Musée Cantonal des Beaux-Arts, Lausanne, 12th of April 2024 until 25th of August 2024

This transhistorical show, the first thematic exhibition devoted to Surrealism at MCBA since 1987, examines the unprecedented relevance today of this major movement in the history of art. Surrealism, a young centenarian, hasn’t aged one bit.

The year 2024 marks the centennial of the first Surrealist manifesto, which indeed saw print in 1924 and spawned one of the major artistic revolutions of the 20th century. In this context, the Musée cantonal des Beaux-Arts of Lausanne presents its first thematic exhibition devoted to Surrealism since 1987 and examines its unprecedented topicality through the lens of play.

Initially present as an informal activity cementing sociability amongst members of the Surrealist movement, play crystalised the birth of a collective mindset defined by a reversal of traditional values, putting old rules in the dock while inventing new ways of making art.

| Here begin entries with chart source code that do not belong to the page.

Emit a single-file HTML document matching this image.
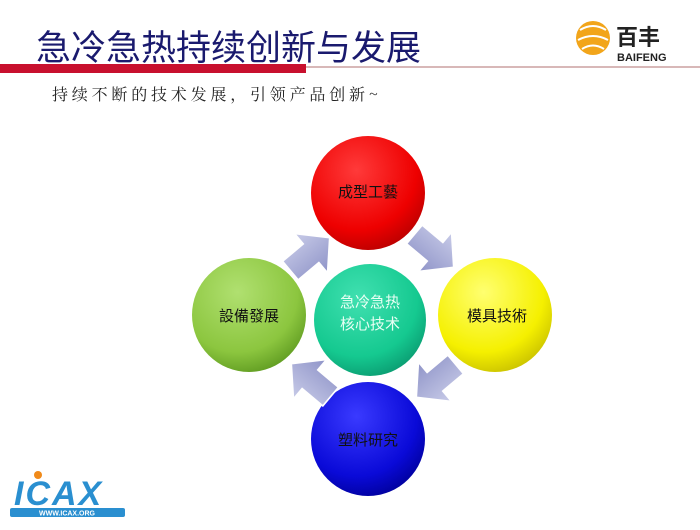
<!DOCTYPE html>
<html><head><meta charset="utf-8"><style>
body{margin:0;width:700px;height:525px;background:#fff;overflow:hidden;font-family:"Liberation Sans","Noto Sans CJK SC",sans-serif;}
</style></head><body>
<svg width="700" height="525" xmlns="http://www.w3.org/2000/svg">
<defs>
<radialGradient id="gr" cx="40%" cy="30%" r="75%"><stop offset="0" stop-color="#ff3a3a"/><stop offset="0.7" stop-color="#ee0000"/><stop offset="1" stop-color="#b80000"/></radialGradient>
<radialGradient id="gy" cx="40%" cy="30%" r="75%"><stop offset="0" stop-color="#ffff70"/><stop offset="0.7" stop-color="#f5f000"/><stop offset="1" stop-color="#c8c000"/></radialGradient>
<radialGradient id="gb" cx="40%" cy="30%" r="75%"><stop offset="0" stop-color="#3a3aff"/><stop offset="0.7" stop-color="#0a0ad8"/><stop offset="1" stop-color="#00009a"/></radialGradient>
<radialGradient id="gg" cx="40%" cy="30%" r="75%"><stop offset="0" stop-color="#b0e070"/><stop offset="0.7" stop-color="#8cc63f"/><stop offset="1" stop-color="#5e9a20"/></radialGradient>
<radialGradient id="gt" cx="40%" cy="30%" r="75%"><stop offset="0" stop-color="#40e0b0"/><stop offset="0.7" stop-color="#15c990"/><stop offset="1" stop-color="#0a9a70"/></radialGradient>
<linearGradient id="ga" x1="0" y1="0" x2="0" y2="1"><stop offset="0" stop-color="#c8cbe8"/><stop offset="1" stop-color="#8f94c8"/></linearGradient>
<g id="arr"><polygon points="-18,-9 2,-9 2,-19 20,0 2,19 2,9 -18,9" fill="url(#ga)" stroke="#fff" stroke-width="1.2"/></g>
</defs>
<rect x="0" y="64" width="306" height="9" fill="#c8102e"/>
<rect x="306" y="66" width="394" height="2" fill="#d8b8b8"/>
<text x="36" y="60" font-size="35" fill="#1a1a6e">急冷急热持续创新与发展</text>
<circle cx="593" cy="38" r="17" fill="#f2a51a"/>
<path d="M580,30 Q593,22 606,30 M578,40 Q593,32 608,40 M582,49 Q593,42 604,49" stroke="#fff" stroke-width="2" fill="none"/>
<text x="616" y="45" font-size="22" font-weight="bold" fill="#222">百丰</text>
<text x="617" y="61" font-size="11" font-weight="bold" fill="#222">BAIFENG</text>
<text x="52" y="100" font-size="16" fill="#222" font-family="'Noto Serif CJK SC',serif" letter-spacing="3.8">持续不断的技术发展，引领产品创新~</text>
<circle cx="368" cy="193" r="57" fill="url(#gr)"/>
<circle cx="495" cy="315" r="57" fill="url(#gy)"/>
<circle cx="368" cy="439" r="57" fill="url(#gb)"/>
<circle cx="249" cy="315" r="57" fill="url(#gg)"/>
<circle cx="370" cy="320" r="56" fill="url(#gt)"/>
<use href="#arr" transform="translate(309,255) rotate(-40) scale(1.35)"/>
<use href="#arr" transform="translate(433,250) rotate(40) scale(1.35)"/>
<use href="#arr" transform="translate(437,380) rotate(140) scale(1.35)"/>
<use href="#arr" transform="translate(312,381) rotate(-140) scale(1.35)"/>
<g font-size="15" text-anchor="middle" fill="#111">
<text x="368" y="197">成型工藝</text>
<text x="497" y="321">模具技術</text>
<text x="368" y="445">塑料研究</text>
<text x="249" y="321">設備發展</text>
</g>
<g font-size="15" text-anchor="middle" fill="#e8fff4">
<text x="370" y="307">急冷急热</text>
<text x="370" y="329">核心技术</text>
</g>
<text x="14" y="505" font-size="34" font-style="italic" font-weight="bold" fill="#2a8fd0" letter-spacing="2">ICAX</text>
<circle cx="38" cy="475" r="4" fill="#f08a1a"/>
<rect x="10" y="508" width="115" height="9" rx="2" fill="#2a8fd0"/>
<text x="67" y="515.5" font-size="7" font-weight="bold" text-anchor="middle" fill="#fff">WWW.ICAX.ORG</text>
</svg>
</body></html>
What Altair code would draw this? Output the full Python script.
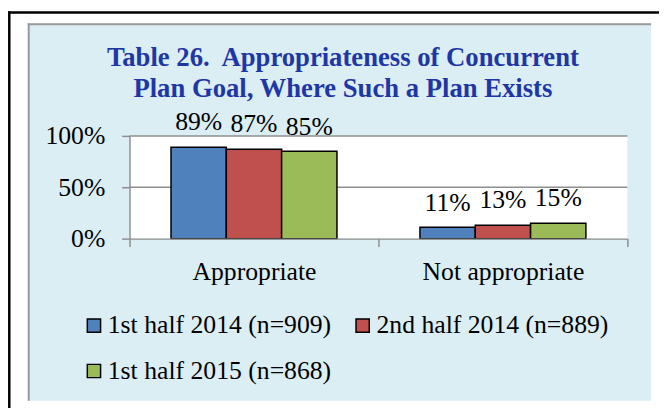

Bringing together over sixty historical and contemporary artists, the show borrows its title from a review published in the late 1920s by a splinter group of young French Surrealists who refused to rally behind André Breton. This conflict was symptomatic of the movement, which fractured and reconfigured itself according to the passions, frictions, and friendships of the moment, making each artist by turns an adherent and a rebel.

The first floor features the historical section of the exhibition and looks at multiple aspects of play, both recreational and subversive or critical. It shows the extent to which play formed a way of being in the world and a means of negotiating between reality and imagination, the communicable and the incommunicable. Play is a space of liberty bound by certain constraints, and within that particular space, the exhibition highlights the creative exaltation harnessed by the Surrealists.

The show continues on the second floor with a series of invitations to artists of our day and age to carry on the burst of creative energies that characterised the Surrealists’ anarchistic spirit. It was that spirit that upended our way of visualising and conceptualising the body, language, and objects in their infinite capacity to be transformed. And although Surrealism proclaimed itself revolutionary, the movement gradually spread throughout society to the point of making its way into our everyday vocabulary. Seen with our eyes today, Surrealism endlessly questions our imagination and its depictions.